The TTAB originally cancelled the trademarks solely on the basis of Section 2(a) of the Lanham Act, the so-called “disparagement” clause. However, the Tam court held that Section 2(a) was unconstitutional. Two days after the Tam decision, the clerk of the court for the Fourth Circuit reached out to the parties to see whether oral argument remained necessary in light of the Supreme Court’s decision. Counsel for the team responded that Tam mandated a reversal of the cancellation, and then asked the the court to vacate the cancellation order and remand the case with instructions to grant summary judgment in favor of the registrant/appellant.
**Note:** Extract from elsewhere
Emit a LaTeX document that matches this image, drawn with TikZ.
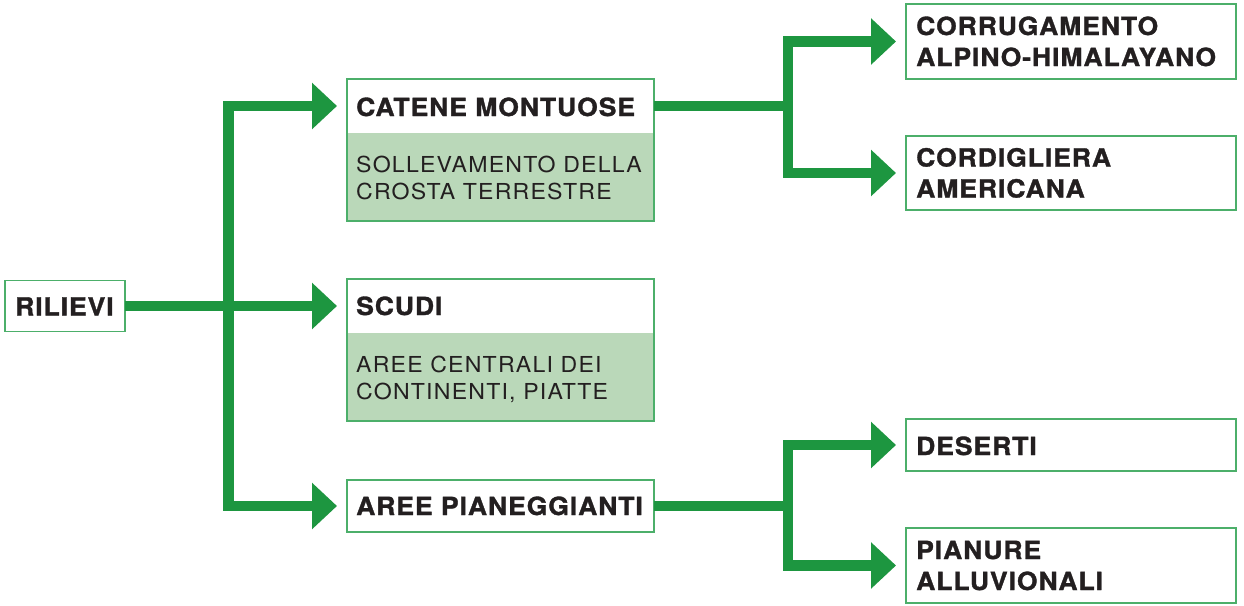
\documentclass[tikz,border=0pt]{standalone}
\usepackage{fontspec}
\setmainfont{TeX Gyre Heros}
\newfontfamily\titfont[FakeStretch=1.06,LetterSpace=3.8,BoldFeatures={FakeBold=1.3}]{TeX Gyre Heros}
\newfontfamily\descfont[FakeStretch=1.05,LetterSpace=5.5]{TeX Gyre Heros}
\usetikzlibrary{arrows.meta}
\definecolor{arrowgreen}{RGB}{29,150,64}
\definecolor{boxgreen}{RGB}{76,175,106}
\definecolor{fillgreen}{RGB}{186,216,185}
\definecolor{ink}{RGB}{35,31,32}
\begin{document}
\begin{tikzpicture}[x=1pt,y=-1pt,
  head/.style={fill=white, anchor=north west, inner sep=0pt, outer sep=0pt},
  body/.style={fill=fillgreen, anchor=north west, inner sep=0pt, outer sep=0pt, minimum width=307pt, minimum height=88pt},
  frame/.style={draw=boxgreen, line width=1.5pt},
  box/.style={draw=boxgreen, line width=1.5pt, fill=white, anchor=north west, inner sep=0pt, outer sep=0pt},
  tit/.style={anchor=base west, inner sep=0pt, text=ink, font=\titfont\bfseries\fontsize{25}{31}\selectfont, align=left},
  desc/.style={anchor=base west, inner sep=0pt, text=ink, font=\descfont\fontsize{22}{27}\selectfont, align=left},
  conn/.style={draw=arrowgreen, line width=10.5pt, line join=miter},
  arr/.style={conn, -{Triangle[length=25pt,width=45pt]}, shorten >=10pt}
]
\useasboundingbox (0,0) rectangle (1244,605);

% RILIEVI
\node[box, minimum width=120pt, minimum height=51pt] (rilievi) at (5,280.5) {};
\node[tit] (rilievit) at (15,315.5) {RILIEVI};

% CATENE MONTUOSE
\node[head, minimum width=307pt, minimum height=54pt] (catenehead) at (347,79) {};
\node[body] (catenebody) at (347,133) {};
\draw[frame] (catenehead.north west) rectangle (catenebody.south east);
\node[tit] (catenet) at (356,116) {CATENE MONTUOSE};
\node[desc] (catened) at (356,199) {SOLLEVAMENTO DELLA\\CROSTA TERRESTRE};

% SCUDI
\node[head, minimum width=307pt, minimum height=54pt] (scudihead) at (347,279) {};
\node[body] (scudibody) at (347,333) {};
\draw[frame] (scudihead.north west) rectangle (scudibody.south east);
\node[tit] (scudit) at (356,315) {SCUDI};
\node[desc] (scudid) at (356,399) {AREE CENTRALI DEI\\CONTINENTI, PIATTE};

% AREE PIANEGGIANTI
\node[box, minimum width=307pt, minimum height=52pt] (areehead) at (347,480) {};
\node[tit] (areet) at (356,515) {AREE PIANEGGIANTI};

% right boxes
\node[box, minimum width=330pt, minimum height=75pt] (corr) at (906,4) {};
\node[tit] (corrt) at (916,66) {CORRUGAMENTO\\ALPINO-HIMALAYANO};
\node[box, minimum width=330pt, minimum height=74pt] (cord) at (906,136) {};
\node[tit] (cordt) at (916,197.5) {CORDIGLIERA\\AMERICANA};
\node[box, minimum width=330pt, minimum height=52pt] (des) at (906,419) {};
\node[tit] (dest) at (916,455) {DESERTI};
\node[box, minimum width=330pt, minimum height=75pt] (pian) at (906,528) {};
\node[tit] (piant) at (916,590) {PIANURE\\ALLUVIONALI};

% connectors
\coordinate (trunk) at (228.5,306);
\coordinate (rj1) at (788,106);
\coordinate (rj2) at (788,506);
\draw[arr] (rilievi.east) -- (scudihead.west);
\draw[arr] (trunk) |- (catenehead.west);
\draw[arr] (trunk) |- (areehead.west);
\draw[conn] (catenehead.east) -- (rj1);
\draw[arr] (rj1) |- (corr.west);
\draw[arr] (rj1) |- (cord.west);
\draw[conn] (areehead.east) -- (rj2);
\draw[arr] (rj2) |- (des.west);
\draw[arr] (rj2) |- (pian.west);
\end{tikzpicture}
\end{document}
Counsel for the Native Americans reached the same conclusion and consented to the entry of an Order as called for by Washington, thus bringing an end to the case.
Although the litigation may have ended, the Native Americans vowed to fight on by cajoling advertisers, politicians, and fans to put pressure on the team to stop using the moniker.
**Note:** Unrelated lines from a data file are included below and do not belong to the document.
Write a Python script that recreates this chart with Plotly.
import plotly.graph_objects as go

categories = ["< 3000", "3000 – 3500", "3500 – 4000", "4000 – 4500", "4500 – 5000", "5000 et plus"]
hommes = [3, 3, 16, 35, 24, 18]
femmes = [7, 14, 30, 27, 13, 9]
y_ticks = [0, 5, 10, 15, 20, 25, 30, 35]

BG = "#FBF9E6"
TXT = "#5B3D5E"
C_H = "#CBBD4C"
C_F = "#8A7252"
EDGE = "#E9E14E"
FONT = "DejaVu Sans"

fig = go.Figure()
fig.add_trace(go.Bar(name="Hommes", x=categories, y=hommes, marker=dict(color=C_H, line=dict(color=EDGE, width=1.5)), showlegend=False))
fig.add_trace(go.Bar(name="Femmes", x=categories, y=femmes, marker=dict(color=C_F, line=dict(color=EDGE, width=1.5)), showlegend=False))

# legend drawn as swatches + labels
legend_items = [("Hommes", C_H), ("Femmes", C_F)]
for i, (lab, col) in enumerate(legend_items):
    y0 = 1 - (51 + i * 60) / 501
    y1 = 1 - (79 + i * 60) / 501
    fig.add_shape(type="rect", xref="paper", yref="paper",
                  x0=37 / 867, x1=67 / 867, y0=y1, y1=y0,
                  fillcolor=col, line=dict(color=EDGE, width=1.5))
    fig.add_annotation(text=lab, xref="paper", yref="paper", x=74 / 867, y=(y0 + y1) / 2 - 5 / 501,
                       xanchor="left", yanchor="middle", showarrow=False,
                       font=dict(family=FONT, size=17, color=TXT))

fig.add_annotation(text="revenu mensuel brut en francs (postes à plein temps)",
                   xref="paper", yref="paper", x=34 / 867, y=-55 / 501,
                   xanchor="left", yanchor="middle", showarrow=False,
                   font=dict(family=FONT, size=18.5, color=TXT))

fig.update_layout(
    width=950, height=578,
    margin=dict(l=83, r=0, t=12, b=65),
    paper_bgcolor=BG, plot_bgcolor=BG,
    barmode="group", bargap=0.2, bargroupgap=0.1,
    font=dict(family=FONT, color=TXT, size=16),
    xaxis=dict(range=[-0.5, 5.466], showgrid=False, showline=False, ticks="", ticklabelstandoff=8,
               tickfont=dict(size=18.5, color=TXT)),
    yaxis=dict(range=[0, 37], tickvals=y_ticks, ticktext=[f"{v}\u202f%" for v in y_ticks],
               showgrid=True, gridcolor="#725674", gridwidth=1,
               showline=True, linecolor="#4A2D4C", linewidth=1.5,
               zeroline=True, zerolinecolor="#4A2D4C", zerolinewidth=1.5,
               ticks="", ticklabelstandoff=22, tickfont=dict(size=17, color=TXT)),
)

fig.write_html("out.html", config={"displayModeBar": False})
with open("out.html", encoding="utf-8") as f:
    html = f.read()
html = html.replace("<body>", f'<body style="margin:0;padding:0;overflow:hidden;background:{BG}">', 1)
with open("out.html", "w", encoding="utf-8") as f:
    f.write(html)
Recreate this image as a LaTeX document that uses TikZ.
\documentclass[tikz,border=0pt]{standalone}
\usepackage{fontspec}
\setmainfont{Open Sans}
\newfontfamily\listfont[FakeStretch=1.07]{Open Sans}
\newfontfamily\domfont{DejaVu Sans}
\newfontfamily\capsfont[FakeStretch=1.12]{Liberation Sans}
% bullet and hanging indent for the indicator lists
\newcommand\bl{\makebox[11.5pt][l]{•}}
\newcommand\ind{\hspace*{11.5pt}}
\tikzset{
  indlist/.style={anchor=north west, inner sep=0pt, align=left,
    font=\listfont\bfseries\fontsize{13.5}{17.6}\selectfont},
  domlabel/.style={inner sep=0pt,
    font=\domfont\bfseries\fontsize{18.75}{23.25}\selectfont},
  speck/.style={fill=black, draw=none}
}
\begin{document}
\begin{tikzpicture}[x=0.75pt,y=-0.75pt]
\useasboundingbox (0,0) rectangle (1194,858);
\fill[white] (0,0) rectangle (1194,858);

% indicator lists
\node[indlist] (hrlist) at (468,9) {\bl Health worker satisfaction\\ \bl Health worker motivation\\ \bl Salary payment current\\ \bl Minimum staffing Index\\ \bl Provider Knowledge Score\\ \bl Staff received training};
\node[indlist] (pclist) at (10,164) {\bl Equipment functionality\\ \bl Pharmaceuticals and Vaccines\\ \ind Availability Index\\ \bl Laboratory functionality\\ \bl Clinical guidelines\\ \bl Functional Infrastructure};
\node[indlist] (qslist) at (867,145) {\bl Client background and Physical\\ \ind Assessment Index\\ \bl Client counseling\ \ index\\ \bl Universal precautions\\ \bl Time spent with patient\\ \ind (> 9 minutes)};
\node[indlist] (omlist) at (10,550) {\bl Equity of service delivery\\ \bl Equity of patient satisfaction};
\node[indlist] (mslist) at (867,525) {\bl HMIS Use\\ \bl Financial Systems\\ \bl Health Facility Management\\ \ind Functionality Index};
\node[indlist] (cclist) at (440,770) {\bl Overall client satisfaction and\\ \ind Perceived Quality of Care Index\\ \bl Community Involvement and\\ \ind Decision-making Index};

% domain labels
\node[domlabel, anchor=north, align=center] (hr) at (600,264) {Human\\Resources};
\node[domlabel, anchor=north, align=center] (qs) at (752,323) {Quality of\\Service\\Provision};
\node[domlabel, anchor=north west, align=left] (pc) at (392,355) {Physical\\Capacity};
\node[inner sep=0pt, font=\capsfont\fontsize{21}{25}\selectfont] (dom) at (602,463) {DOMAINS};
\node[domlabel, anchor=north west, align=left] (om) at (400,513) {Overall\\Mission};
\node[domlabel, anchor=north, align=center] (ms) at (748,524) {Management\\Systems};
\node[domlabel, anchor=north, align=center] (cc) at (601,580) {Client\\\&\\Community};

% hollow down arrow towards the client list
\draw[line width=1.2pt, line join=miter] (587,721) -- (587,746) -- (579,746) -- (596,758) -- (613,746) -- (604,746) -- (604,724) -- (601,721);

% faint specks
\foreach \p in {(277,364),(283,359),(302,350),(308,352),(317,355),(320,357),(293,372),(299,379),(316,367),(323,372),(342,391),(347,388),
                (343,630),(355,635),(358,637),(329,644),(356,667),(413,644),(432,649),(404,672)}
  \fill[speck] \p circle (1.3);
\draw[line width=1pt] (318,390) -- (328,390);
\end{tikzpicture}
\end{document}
Use of “Registration Approach” Continues in 2nd Circuit After Photo Copyright Case
Copyright infringement claims brought by Italian photojournalist Matilde Gattoni against clothing retailer Tibi over its copying of one of her Instagram photos were dismissed by a district court in the 2nd Circuit. However, the case will move forward because the judge allowed her DMCA claims to survive. The photo showed a building in Essaouira, Morocco along with the figure of a woman in a long dress walking down an empty street. Without a license, Tibi allegedly copied the photo, cropped out the woman, removed the copyright notice, and posted the altered photo on the company’s social media page.
The copyright claims were dismissed because Gattoni’s copyright registration for the photo is still pending with the U.S. Copyright Office. The court acknowledged the circuit split between those that adhere to the “application” approach, which allows plaintiffs to file suit as long as a registration application has been filed, and those using the “registration” approach, which requires an actual certificate of registration. Noting that the 2nd Circuit has not addressed this question, the court fell in line with other courts in the circuit and followed the registration approach. The court did, however, dismiss without prejudice, so Gattoni will be able to amend her complaint once she receives the registration certificate.